What the Romans taught us about concrete could fill a fairly thick book. The Romans learned that low water content and compaction are the keys to making extremely durable structures like the Pantheon, which still stands after 2,000 years.
What is Roman Concrete?
Roman concrete was a type of concrete used with hydraulic cements that are very similar to today’s Portland cement. This type of concrete hardens because of chemical reactions that occur independently of water elsewhere in the environment. In other words, they can harden even in wet weather. When the anhydrous cement powder mixes with water, it produces non-water-soluble hydrates. For the first time in ancient Rome, concrete structures could be built for use underwater (as for aqueducts).
What Materials were used in Ancient Roman Concrete?
The ingredients in Roman concrete binder were Pozzoulani sand, lime, and water.
In about the year 25 BCE, the Roman writer Vitruvius gave the following “recipe” for Roman concrete:
1 part chalk: 2 to 3 parts sand. Mix this with 15 to 20% water
For structures exposed to water, such as aqueducts, baths, and harbor structures, the sand used was Pouzzolanic sand (named for the city of Pouzzolan), to make the structures more durable. Modern chemical analysis has confirmed that the composition of the Pouzzolanic sand was the key to the permanence of some Roman structures.
Why did Roman Concrete Last so Long?
What the Romans taught us about concrete was that Pouzzolanic sand’s particular atomic structure was perfectly suited for making concrete that would last for centuries.
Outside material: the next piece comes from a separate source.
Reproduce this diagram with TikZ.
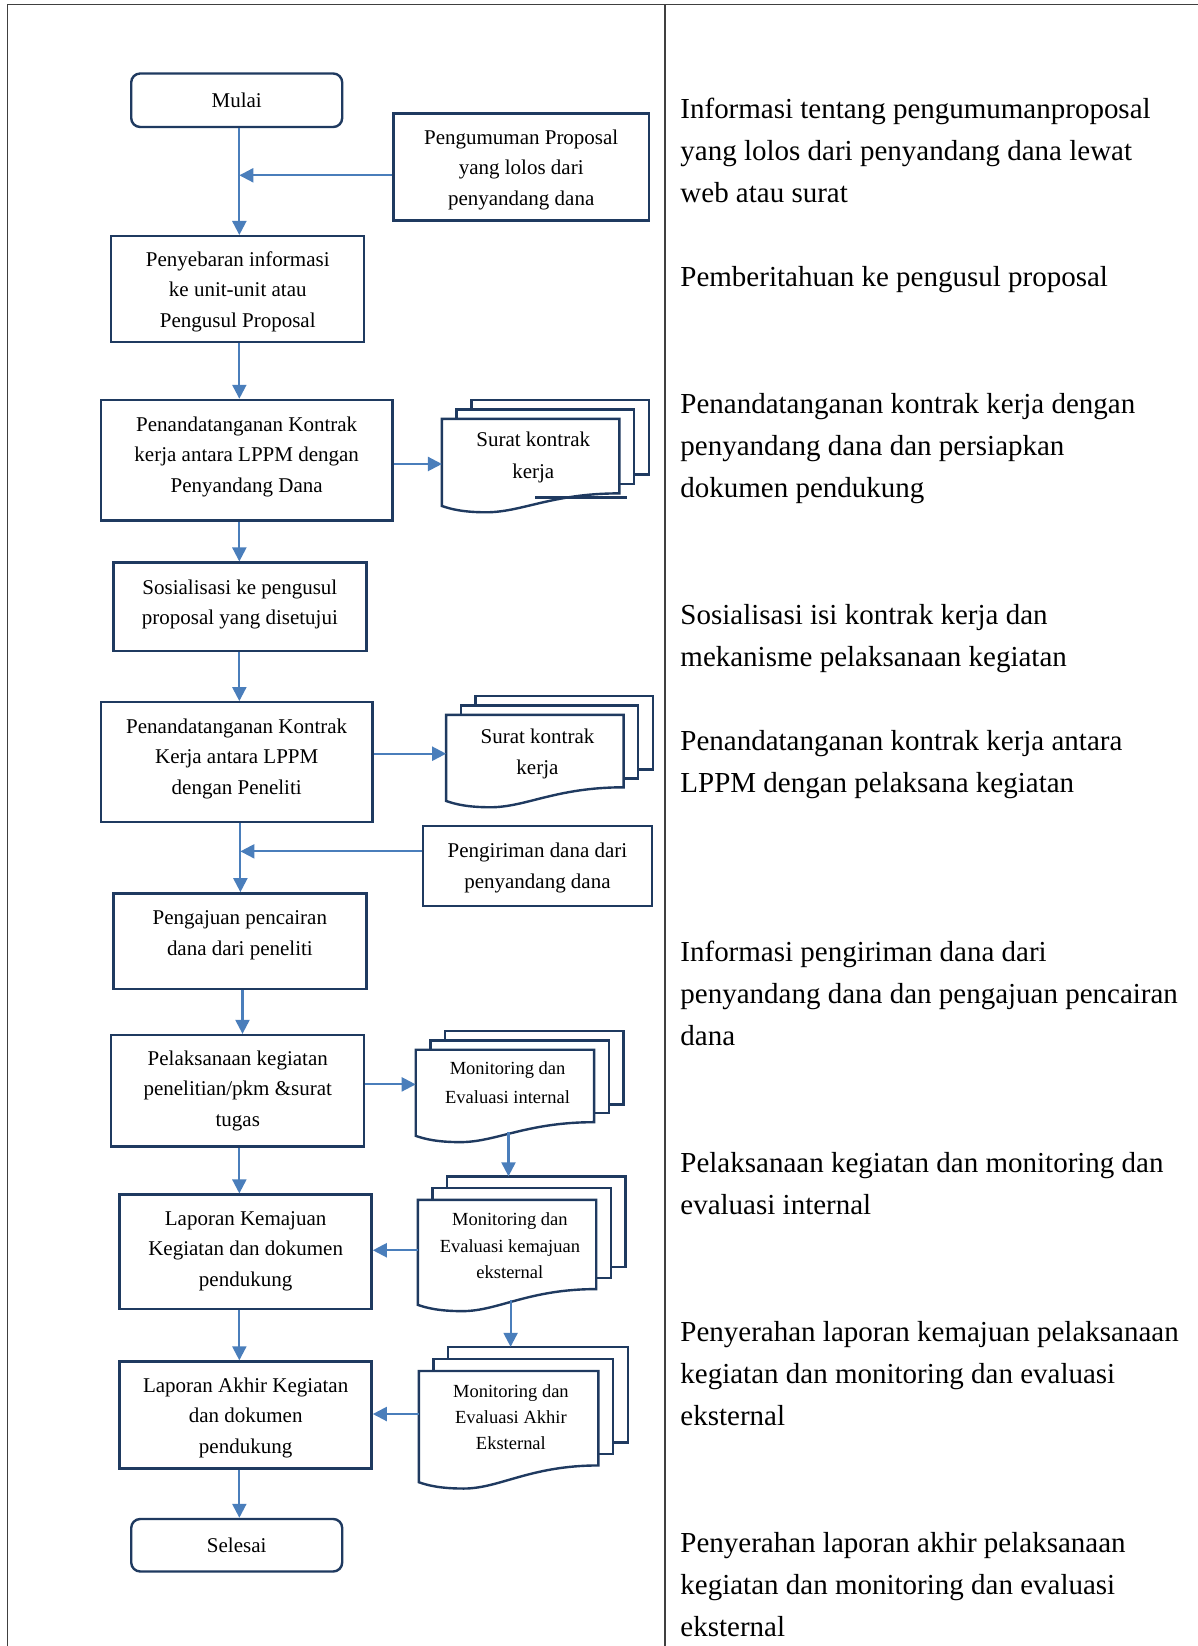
\documentclass[tikz,border=0pt]{standalone}
\usepackage{fontspec}
\setmainfont{Liberation Serif}
\usetikzlibrary{arrows.meta}
\definecolor{navy}{HTML}{1F3A60}
\definecolor{arrb}{HTML}{4A7EBB}
\definecolor{tblc}{HTML}{404040}
\newcommand\dn[1]{\rule[-#1pt]{0pt}{#1pt}}
\newcommand\up[1]{\rule{0pt}{#1pt}}
% multi-document: L, T, R, right-bottom, left-bottom, top offset, bottom offset, name
\newcommand\mdoc[8]{%
  \pgfmathsetmacro\mdw{#3-#1}%
  \filldraw[doc] ({#1+28},{#2-2*#6}) rectangle ({#3+28},{#4-2*#7});
  \filldraw[doc] ({#1+14},{#2-#6}) rectangle ({#3+14},{#4-#7});
  \filldraw[doc] (#1,#2) -- (#3,#2) -- (#3,#4)
     .. controls ({#1+0.62*\mdw},#4) and ({#1+0.45*\mdw},{#5+6}) .. ({#1+0.25*\mdw},{#5+6})
     .. controls ({#1+0.12*\mdw},{#5+6}) and ({#1+0.05*\mdw},{#5+3}) .. (#1,#5) -- cycle;
  \coordinate (#8-L) at (#1,#2);
  \coordinate (#8-top) at ({#1+28},{#2-2*#6});
  \coordinate (#8-bot) at ({#1+0.52*\mdw},{(#4+#5+6)/2});
}
\begin{document}
\begin{tikzpicture}[x=1.05pt,y=-1.05pt,
  box/.style={draw=navy,line width=2.4pt,inner sep=0pt,align=center,font=\fontsize{21}{30.5}\selectfont},
  sz/.style 2 args={minimum width={#1*1.05pt},minimum height={#2*1.05pt}},
  term/.style={box,rounded corners=9pt},
  doc/.style={draw=navy,fill=white,line width=2.4pt,line join=miter},
  dtxt/.style={align=center,inner sep=0pt,font=\fontsize{18.5}{26.5}\selectfont},
  dtxtb/.style={align=center,inner sep=0pt,font=\fontsize{21}{31.5}\selectfont},
  rt/.style={anchor=base west,inner sep=0pt,font=\fontsize{29}{41.8}\selectfont},
  arr/.style={draw=arrb,line width=2.2pt,-{Triangle[length=14pt,width=14pt]}},
  tbl/.style={draw=tblc,line width=1.3pt}]
\useasboundingbox[fill=white] (0,0) rectangle (1141,1568);

% table lines
\draw[tbl] (7,4.3) -- (1141,4.3);
\draw[tbl] (7,4.3) -- (7,1568);
\draw[tbl] (633.5,4.3) -- (633.5,1568);

% process boxes
\node[term, sz={201}{51}] (mulai) at (225.5,95.5) {Mulai};
\node[box, sz={243}{102}] (peng) at (496.5,159) {\up{20}Pengumuman Proposal\\yang lolos dari\\penyandang dana};
\node[box, sz={241}{101}] (sebar) at (226.5,275.5) {\up{20}Penyebaran informasi\\ke unit-unit atau\\Pengusul Proposal};
\node[box, sz={278}{115}] (pen1) at (235,438.5) {Penandatanganan Kontrak\\kerja antara LPPM dengan\\Penyandang Dana\dn{12}};
\node[box, sz={241}{84}] (sos) at (228.5,578) {Sosialisasi ke pengusul\\proposal yang disetujui\dn{9}};
\node[box, sz={259}{114}] (pen2) at (225.5,726) {Penandatanganan Kontrak\\Kerja antara LPPM\\dengan Peneliti\dn{11}};
\node[box, sz={218}{76}] (kirim) at (512,825) {\up{18}Pengiriman dana dari\\penyandang dana};
\node[box, sz={241}{91}] (aju) at (228.5,896.5) {Pengajuan pencairan\\dana dari peneliti\dn{16}};
\node[box, sz={241}{106}] (pel) at (226.5,1039) {Pelaksanaan kegiatan\\penelitian/pkm \&surat\\tugas};
\node[box, sz={240}{109}] (lapk) at (234,1192.5) {Laporan Kemajuan\\Kegiatan dan dokumen\\pendukung\dn{6}};
\node[box, sz={240}{102}] (lapa) at (234,1348) {\up{20}Laporan Akhir Kegiatan\\dan dokumen\\pendukung};
\node[term, sz={201}{50}] (selesai) at (225.5,1472) {Selesai};

% multi-documents
\mdoc{421}{399}{590}{470}{482}{9}{9}{d1}
\draw[navy,line width=3pt] (510,474) -- (597,474);
\mdoc{425}{681}{594}{750}{763}{9}{8.5}{d2}
\mdoc{396}{1000}{566}{1069}{1082}{9}{8.5}{m1}
\mdoc{398}{1143}{568}{1228}{1243}{11.2}{10.5}{m2}
\mdoc{399}{1306}{570}{1396}{1412}{11.5}{11}{m3}

\node[dtxtb] (d1t) at (508,436) {Surat kontrak\\kerja};
\node[dtxtb] (d2t) at (512,718) {Surat kontrak\\kerja};
\node[dtxt, font=\fontsize{18.5}{29}\selectfont] (m1t) at (483.5,1031) {Monitoring dan\\Evaluasi internal};
\node[dtxt] (m2t) at (485.7,1187) {Monitoring dan\\Evaluasi kemajuan\\eksternal};
\node[dtxt] (m3t) at (486.7,1350) {Monitoring dan\\Evaluasi Akhir\\Eksternal};

% connectors
\coordinate (sp) at (228,0);
\coordinate (sp2) at (231,0);
\coordinate (j1) at (228,167);
\coordinate (j2) at (229,811);
\coordinate (a1) at (0,442);
\coordinate (a2) at (0,718);
\coordinate (a3) at (0,1033);
\coordinate (a4) at (0,1191);
\coordinate (a5) at (0,1347);

\draw[arr] (mulai.south -| sp) -- (sebar.north -| sp);
\draw[arr] (peng.west |- j1) -- (j1);
\draw[arr] (sebar.south -| sp) -- (pen1.north -| sp);
\draw[arr] (pen1.east |- a1) -- (d1-L |- a1);
\draw[arr] (pen1.south -| sp) -- (sos.north -| sp);
\draw[arr] (sos.south -| sp) -- (pen2.north -| sp);
\draw[arr] (pen2.east |- a2) -- (d2-L |- a2);
\draw[arr] (pen2.south -| j2) -- (aju.north -| j2);
\draw[arr] (kirim.west |- j2) -- (j2);
\draw[arr] (aju.south -| sp2) -- (pel.north -| sp2);
\draw[arr] (pel.east |- a3) -- (m1-L |- a3);
\draw[arr] (pel.south -| sp) -- (lapk.north -| sp);
\draw[arr] (m1-bot) -- (m1-bot |- m2-top);
\draw[arr] (m2-L |- a4) -- (lapk.east |- a4);
\draw[arr] (lapk.south -| sp) -- (lapa.north -| sp);
\draw[arr] (m2-bot) -- (m2-bot |- m3-top);
\draw[arr] (m3-L |- a5) -- (lapa.east |- a5);
\draw[arr] (lapa.south -| sp) -- (selesai.north -| sp);

% right column
\node[rt] (r1) at (648,113) {\parbox[t]{600pt}{\raggedright Informasi tentang pengumumanproposal\\yang lolos dari penyandang dana lewat\\web atau surat}};
\node[rt] (r2) at (648,273) {\parbox[t]{600pt}{\raggedright Pemberitahuan ke pengusul proposal}};
\node[rt] (r3) at (648,394) {\parbox[t]{600pt}{\raggedright Penandatanganan kontrak kerja dengan\\penyandang dana dan persiapkan\\dokumen pendukung}};
\node[rt] (r4) at (648,595) {\parbox[t]{600pt}{\raggedright Sosialisasi isi kontrak kerja dan\\mekanisme pelaksanaan kegiatan}};
\node[rt] (r5) at (648,715) {\parbox[t]{600pt}{\raggedright Penandatanganan kontrak kerja antara\\LPPM dengan pelaksana kegiatan}};
\node[rt] (r6) at (648,916) {\parbox[t]{600pt}{\raggedright Informasi pengiriman dana dari\\penyandang dana dan pengajuan pencairan\\dana}};
\node[rt] (r7) at (648,1117) {\parbox[t]{600pt}{\raggedright Pelaksanaan kegiatan dan monitoring dan\\evaluasi internal}};
\node[rt] (r8) at (648,1278) {\parbox[t]{600pt}{\raggedright Penyerahan laporan kemajuan pelaksanaan\\kegiatan dan monitoring dan evaluasi\\eksternal}};
\node[rt] (r9) at (648,1479) {\parbox[t]{600pt}{\raggedright Penyerahan laporan akhir pelaksanaan\\kegiatan dan monitoring dan evaluasi\\eksternal}};
\end{tikzpicture}
\end{document}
It has an amorphous silica structure that has many holes in the molecular structure. When mixed with wet lime, calcium hydroxide is formed and enters the atomic holes, creating a gel that expands and strongly bonds the pieces of aggregate rock together. Because the Pozzulanic sand was a fine powder, it gave plenty of surface area for maximizing the chemical reaction. This ancient gel matches the chemical formula of today’s bonding gel for concrete. Clearly the Romans knew they were building for the long term.
Also, what the Romans taught us about concrete was that the water to cement ratio is critical. The less water, the greater the strength of the cured concrete. The Romans mixed their cement with very little water. In fact, it was nearly dry. Once this mixture was made, it was taken to the building site and placed over a prepared rock layer. The mixture was then tamped into the rock layer with special tamping tools. The low water content and the tamping were both important. For one thing, the tamping cut down on the need for water. For another, the close packing produced more bonding gel that one would normally expect. Tightly compacting the materials gave them long life spans.
Roman Concrete and Modern Concrete
Modern concrete builders eventually figured out the lessons of low water content and tight compaction independently, however. In the late 1980s the United States Bureau of Reclamation refined the technique of roller compacted concrete for use in building the Upper Stillwater Dam in Utah. The concrete contained 40% Portland cement and 60% fly ash. The fly ash, coincidentally, happened to contain the same silica compounds found in the volcanic ash used in Rome. At the same time, the hydrated Portland cement released calcium hydroxide just like the calcium hydroxide that resulted from the lime used in the ancient Roman concrete.
Perhaps the main difference between ancient and modern techniques is that today we reinforce concrete with steel, and the Romans didn’t. With the very low water techniques they used, they made virtually “no slump” concrete - concrete that pretty much didn’t spread. It was hard to work with, but it allowed them to make amazing structures like the Pantheon without reinforcement. This structure still stands and is a marvel of ancient engineering.
Another great feat of ancient engineering was the way the concrete masses were put together to withstand the seismic activity that was so common on the Italian peninsula. Specially designed interruptions within domes and walls created discontinuities in the concrete that allowed parts of the building to shift a little when the earth shook, allowing the buildings to accommodate the stresses without crumbling. This “flexible” building structure was ingenious, and it was used in building the dome of the Pantheon. Additionally, the aggregate in the upper part of the dome was done in alternating layers: a layer of light tuff (volcanic rock of compacted ash) followed by a layer of pumice, giving the dome a lower density than the foundation.